The original Art Deco school premises were demolished in 2013.

The school converted to academy status in September 2009 and was renamed Outwood Academy Adwick.

In October 2011, work began on a £16 million rebuild. The new school site opened to pupils in February 2013.

==Academics==
The school is subjected to the same National Curriculum restriction found in all UK state-schools, it aims to give all Key Stage 3 students a broad introduction to academic life while catering for their individual interests. In 2016 this was classified by Ofsted as an outstanding school, In 2017–18 the Key Stage 4 results dipped, but the sixth form results held steady. Ofsted was complimentary of the general standard of teaching but found a couple of subjects that were not using the available internal results to correctly target the work set to the more able students. Ofsted was convinced that the trust and local management were addressing the problem.

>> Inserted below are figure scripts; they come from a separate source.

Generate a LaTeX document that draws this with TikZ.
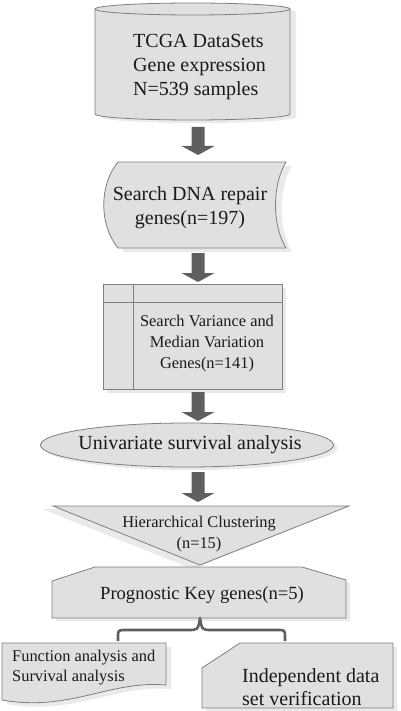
\documentclass[tikz,border=0pt]{standalone}
\usepackage{fontspec}
\setmainfont{Liberation Serif}
\usetikzlibrary{calc}
\definecolor{boxfill}{HTML}{E0E0E0}
\definecolor{shadowfill}{HTML}{EAEAEA}
\definecolor{edgegray}{HTML}{7F7F7F}
\definecolor{arrowfill}{HTML}{5F5F5F}
\definecolor{ink}{HTML}{1A1A1A}
\newcommand\blockarr[2]{\fill[arrowfill] ($(#1)+(-6.5,0)$) -- ($(#2)+(-6.5,9)$) -- ($(#2)+(-16.5,9)$) -- (#2) -- ($(#2)+(16.5,9)$) -- ($(#2)+(6.5,9)$) -- ($(#1)+(6.5,0)$) -- cycle;}
\begin{document}
\begin{tikzpicture}[x=1pt,y=1pt,
  box/.style={fill=boxfill, draw=edgegray, line width=0.8pt},
  shadowbox/.style={fill=shadowfill},
  txt/.style={text=ink, inner sep=0pt},
  big/.style={font=\fontsize{20}{24}\selectfont},
  mid/.style={font=\fontsize{16.4}{21}\selectfont}]
\useasboundingbox[fill=white] (0,0) rectangle (400,-711);

% 1 cylinder
\fill[shadowbox] (101,-12) -- (101,-117) arc[start angle=180,end angle=360,x radius=97.5,y radius=6] -- (296,-12) arc[start angle=0,end angle=180,x radius=97.5,y radius=6] -- cycle;
\filldraw[box] (95,-9) -- (95,-114) arc[start angle=180,end angle=360,x radius=97.5,y radius=6] -- (290,-9) arc[start angle=0,end angle=180,x radius=97.5,y radius=6] -- cycle;
\draw[draw=edgegray, line width=0.8pt] (95,-9) arc[start angle=180,end angle=360,x radius=97.5,y radius=6];
\node[txt, big, anchor=west, align=left] (tcga) at (133,-67) {TCGA DataSets\\Gene expression\\N=539 samples};

% 2 stored data
\fill[shadowbox] (124,-166) -- (292,-166) .. controls (278,-189) and (278,-229) .. (292,-252) -- (124,-252) .. controls (105,-229) and (105,-189) .. (124,-166);
\filldraw[box] (118,-162) -- (286,-162) .. controls (272,-185) and (272,-225) .. (286,-248) -- (118,-248) .. controls (99,-225) and (99,-185) .. (118,-162) -- cycle;
\node[txt, big, align=center] (dna) at (190,-208) {Search DNA repair\\genes(n=197)};

% 3 internal storage
\fill[shadowbox] (107,-288) rectangle (286,-393);
\filldraw[box] (103,-284) rectangle (282,-389);
\draw[draw=edgegray, line width=0.8pt] (133,-284) -- (133,-389) (103,-302) -- (282,-302);
\node[txt, mid, align=center] (var) at (207,-344) {Search Variance and\\Median Variation\\Genes(n=141)};

% 4 ellipse
\fill[shadowbox] (191,-448) ellipse[x radius=146.5, y radius=22];
\filldraw[box] (187,-445) ellipse[x radius=146.5, y radius=22];
\node[txt, big] (uni) at (190,-445) {Univariate survival analysis};

% 5 merge triangle
\fill[shadowbox] (42,-509) -- (340,-509) -- (193,-569) -- cycle;
\filldraw[box] (53,-506) -- (349,-506) -- (200,-565) -- cycle;
\node[txt, mid, align=center] (hc) at (199,-534) {Hierarchical Clustering\\(n=15)};

% 6 prognostic
\fill[shadowbox] (56,-584) -- (99,-570) -- (306,-570) -- (350,-583) -- (350,-621) -- (56,-621) -- cycle;
\filldraw[box] (52,-581) -- (95,-567) -- (302,-567) -- (346,-580) -- (346,-618) -- (52,-618) -- cycle;
\node[txt, font=\fontsize{18.6}{22}\selectfont] (prog) at (202,-595) {Prognostic Key genes(n=5)};

% brace
\coordinate (bl) at (118,-641);
\coordinate (bc) at (200,-618);
\coordinate (br) at (285,-641);
\draw[draw=arrowfill, line width=2.6pt, line join=round] (bl) -- (118,-637) .. controls (118,-630) .. (126,-630) -- (188,-630) .. controls (198,-630) .. (bc) .. controls (202,-630) .. (212,-630) -- (277,-630) .. controls (285,-630) .. (285,-637) -- (br);

% 7 document
\fill[shadowbox] (7,-647) -- (171,-647) -- (171,-689) .. controls (115,-684) and (75,-716) .. (7,-704) -- cycle;
\filldraw[box] (2,-643) -- (166,-643) -- (166,-685) .. controls (110,-680) and (70,-712) .. (2,-700) -- cycle;
\node[txt, mid, anchor=west, align=left, font=\fontsize{16.4}{20}\selectfont] (func) at (12,-668) {Function analysis and\\Survival analysis};

% 8 card
\fill[shadowbox] (206,-672) -- (244,-647) -- (397,-647) -- (397,-715) -- (206,-715) -- cycle;
\filldraw[box] (202,-668) -- (240,-643) -- (393,-643) -- (393,-708) -- (202,-708) -- cycle;
\node[txt, anchor=west, align=left, font=\fontsize{20}{23}\selectfont] (indep) at (242,-687) {Independent data\\set verification};

% block arrows
\coordinate (a1s) at (198,-127); \coordinate (a1e) at (198,-155);
\coordinate (a2s) at (198,-253); \coordinate (a2e) at (198,-282);
\coordinate (a3s) at (198,-392); \coordinate (a3e) at (198,-421);
\coordinate (a4s) at (198,-472); \coordinate (a4e) at (198,-502);
\blockarr{a1s}{a1e}
\blockarr{a2s}{a2e}
\blockarr{a3s}{a3e}
\blockarr{a4s}{a4e}
\end{tikzpicture}
\end{document}
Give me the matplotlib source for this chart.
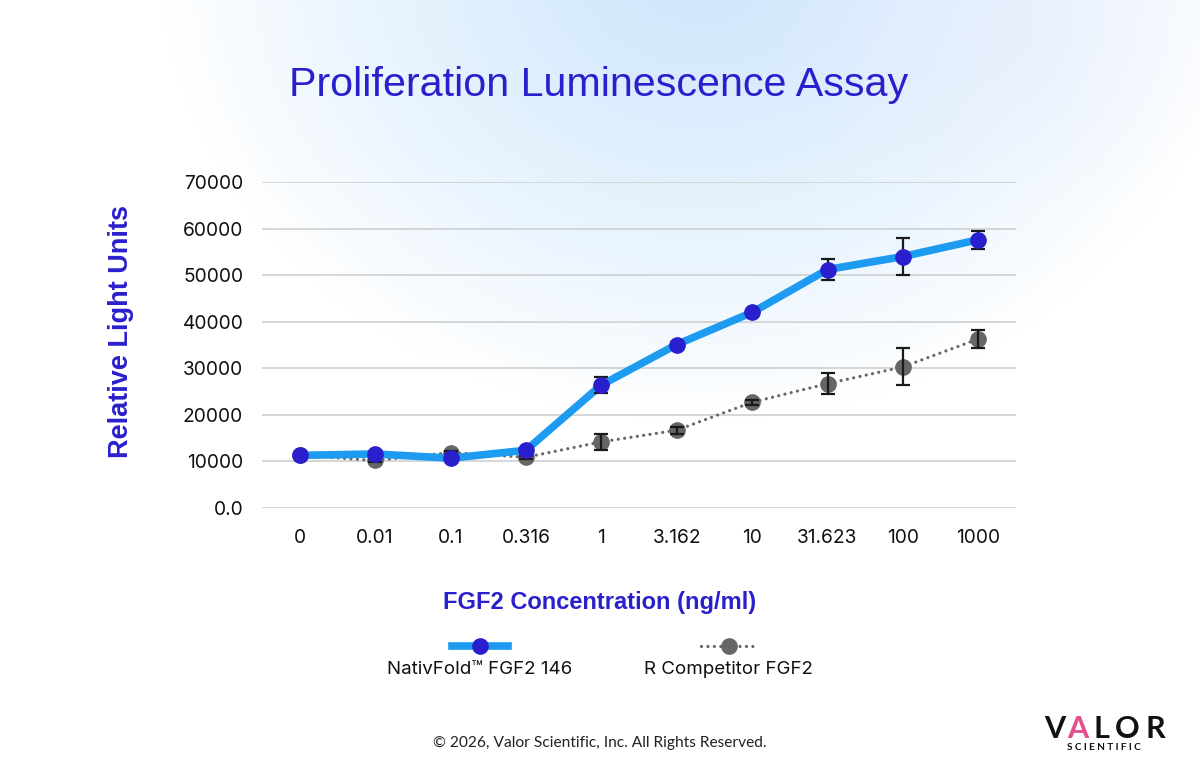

==Notable former members==
=== Former teachers ===
- Brian O'Malley (History), Became a Labour MP and Minister of State for Health & Social Security, introduced SERPS:State Earnings-Related Pension Scheme.

=== Former pupils ===
- Fred Spira (1939 entrant), businessman.
- Raymond Hide CBE FRS (1940 entrant), Professor of Physics.
- Richard Lumb (1961 entrant), Cricketer (batsman) for Yorkshire
- Roy Cromack (1950 entrant), Road Cyclist
- Derrick Downing (1957 entrant), Professional Footballer.
- Ros Jones (Ros Cavnor, 1961 entrant), Mayor of Doncaster.
- Stan Brookes (1964 entrant), Professional Footballer.
- Ricky Ravenhill (1993 entrant), Professional Footballer.